- Material provided
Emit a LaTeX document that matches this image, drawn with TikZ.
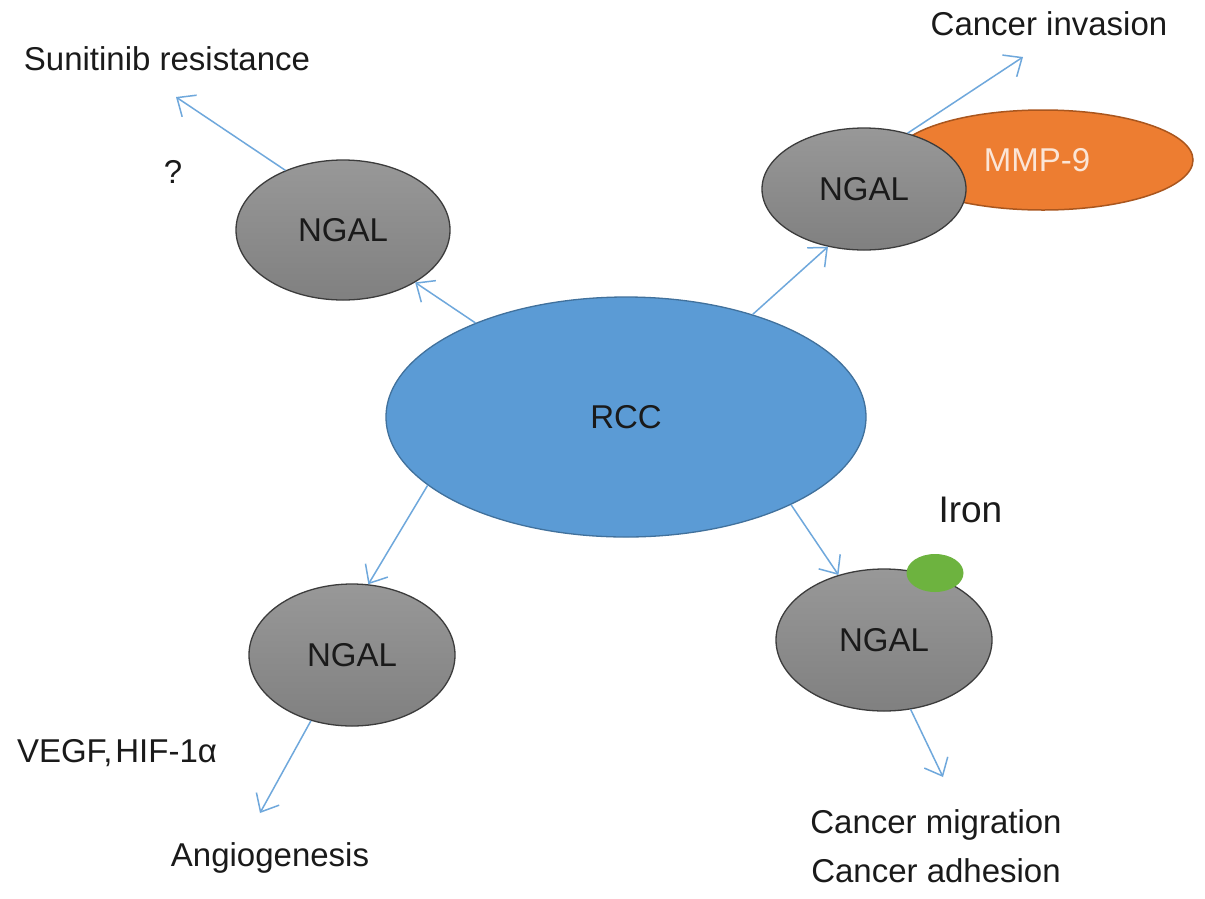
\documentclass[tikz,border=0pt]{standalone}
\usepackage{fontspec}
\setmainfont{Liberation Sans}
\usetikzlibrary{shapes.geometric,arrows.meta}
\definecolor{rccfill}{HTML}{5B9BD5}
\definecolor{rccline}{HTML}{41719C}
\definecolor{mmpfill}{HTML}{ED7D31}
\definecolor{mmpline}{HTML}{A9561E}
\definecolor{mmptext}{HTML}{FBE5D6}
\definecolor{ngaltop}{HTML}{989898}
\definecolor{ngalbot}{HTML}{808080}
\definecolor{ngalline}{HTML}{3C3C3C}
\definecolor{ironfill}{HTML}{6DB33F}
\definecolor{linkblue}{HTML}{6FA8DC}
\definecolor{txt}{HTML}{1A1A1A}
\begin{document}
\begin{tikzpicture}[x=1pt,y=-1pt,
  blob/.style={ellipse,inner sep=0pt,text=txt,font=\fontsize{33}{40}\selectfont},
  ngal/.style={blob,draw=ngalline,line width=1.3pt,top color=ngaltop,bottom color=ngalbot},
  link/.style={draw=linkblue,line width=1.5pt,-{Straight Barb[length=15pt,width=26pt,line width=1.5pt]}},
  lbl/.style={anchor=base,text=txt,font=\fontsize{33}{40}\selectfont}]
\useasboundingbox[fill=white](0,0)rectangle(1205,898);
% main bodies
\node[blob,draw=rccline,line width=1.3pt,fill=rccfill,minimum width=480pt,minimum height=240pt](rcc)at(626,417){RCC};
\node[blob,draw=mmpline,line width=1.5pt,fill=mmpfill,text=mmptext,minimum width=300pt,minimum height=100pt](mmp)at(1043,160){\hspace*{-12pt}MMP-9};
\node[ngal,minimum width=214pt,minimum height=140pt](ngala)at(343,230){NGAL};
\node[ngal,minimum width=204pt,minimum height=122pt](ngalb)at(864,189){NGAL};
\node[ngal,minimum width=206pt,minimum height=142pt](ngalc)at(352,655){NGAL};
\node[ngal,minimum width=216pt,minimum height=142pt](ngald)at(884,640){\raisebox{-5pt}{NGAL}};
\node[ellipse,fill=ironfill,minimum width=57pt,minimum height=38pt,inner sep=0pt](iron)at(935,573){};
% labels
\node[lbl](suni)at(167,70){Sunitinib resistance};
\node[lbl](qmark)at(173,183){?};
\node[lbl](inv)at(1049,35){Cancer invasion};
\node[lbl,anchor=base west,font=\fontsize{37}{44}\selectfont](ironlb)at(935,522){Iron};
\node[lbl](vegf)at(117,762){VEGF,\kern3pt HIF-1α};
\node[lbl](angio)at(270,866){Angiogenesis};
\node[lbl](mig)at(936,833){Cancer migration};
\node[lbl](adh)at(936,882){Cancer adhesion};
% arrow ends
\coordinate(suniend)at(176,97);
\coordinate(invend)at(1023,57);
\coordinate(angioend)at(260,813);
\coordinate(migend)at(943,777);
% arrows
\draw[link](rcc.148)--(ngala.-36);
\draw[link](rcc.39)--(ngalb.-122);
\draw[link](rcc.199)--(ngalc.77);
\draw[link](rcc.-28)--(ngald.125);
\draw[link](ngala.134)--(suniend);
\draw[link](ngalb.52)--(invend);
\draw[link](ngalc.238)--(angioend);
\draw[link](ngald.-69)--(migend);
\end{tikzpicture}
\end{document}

- Written problem
Images in the data above are to be skipped. Retype all other material exactly.

- Final result
Emit a LaTeX document that matches this image, drawn with TikZ.
\documentclass[tikz,border=0pt]{standalone}
\usepackage{fontspec}
\setmainfont{Liberation Sans}
\usetikzlibrary{shapes.geometric,arrows.meta}
\definecolor{rccfill}{HTML}{5B9BD5}
\definecolor{rccline}{HTML}{41719C}
\definecolor{mmpfill}{HTML}{ED7D31}
\definecolor{mmpline}{HTML}{A9561E}
\definecolor{mmptext}{HTML}{FBE5D6}
\definecolor{ngaltop}{HTML}{989898}
\definecolor{ngalbot}{HTML}{808080}
\definecolor{ngalline}{HTML}{3C3C3C}
\definecolor{ironfill}{HTML}{6DB33F}
\definecolor{linkblue}{HTML}{6FA8DC}
\definecolor{txt}{HTML}{1A1A1A}
\begin{document}
\begin{tikzpicture}[x=1pt,y=-1pt,
  blob/.style={ellipse,inner sep=0pt,text=txt,font=\fontsize{33}{40}\selectfont},
  ngal/.style={blob,draw=ngalline,line width=1.3pt,top color=ngaltop,bottom color=ngalbot},
  link/.style={draw=linkblue,line width=1.5pt,-{Straight Barb[length=15pt,width=26pt,line width=1.5pt]}},
  lbl/.style={anchor=base,text=txt,font=\fontsize{33}{40}\selectfont}]
\useasboundingbox[fill=white](0,0)rectangle(1205,898);
% main bodies
\node[blob,draw=rccline,line width=1.3pt,fill=rccfill,minimum width=480pt,minimum height=240pt](rcc)at(626,417){RCC};
\node[blob,draw=mmpline,line width=1.5pt,fill=mmpfill,text=mmptext,minimum width=300pt,minimum height=100pt](mmp)at(1043,160){\hspace*{-12pt}MMP-9};
\node[ngal,minimum width=214pt,minimum height=140pt](ngala)at(343,230){NGAL};
\node[ngal,minimum width=204pt,minimum height=122pt](ngalb)at(864,189){NGAL};
\node[ngal,minimum width=206pt,minimum height=142pt](ngalc)at(352,655){NGAL};
\node[ngal,minimum width=216pt,minimum height=142pt](ngald)at(884,640){\raisebox{-5pt}{NGAL}};
\node[ellipse,fill=ironfill,minimum width=57pt,minimum height=38pt,inner sep=0pt](iron)at(935,573){};
% labels
\node[lbl](suni)at(167,70){Sunitinib resistance};
\node[lbl](qmark)at(173,183){?};
\node[lbl](inv)at(1049,35){Cancer invasion};
\node[lbl,anchor=base west,font=\fontsize{37}{44}\selectfont](ironlb)at(935,522){Iron};
\node[lbl](vegf)at(117,762){VEGF,\kern3pt HIF-1α};
\node[lbl](angio)at(270,866){Angiogenesis};
\node[lbl](mig)at(936,833){Cancer migration};
\node[lbl](adh)at(936,882){Cancer adhesion};
% arrow ends
\coordinate(suniend)at(176,97);
\coordinate(invend)at(1023,57);
\coordinate(angioend)at(260,813);
\coordinate(migend)at(943,777);
% arrows
\draw[link](rcc.148)--(ngala.-36);
\draw[link](rcc.39)--(ngalb.-122);
\draw[link](rcc.199)--(ngalc.77);
\draw[link](rcc.-28)--(ngald.125);
\draw[link](ngala.134)--(suniend);
\draw[link](ngalb.52)--(invend);
\draw[link](ngalc.238)--(angioend);
\draw[link](ngald.-69)--(migend);
\end{tikzpicture}
\end{document}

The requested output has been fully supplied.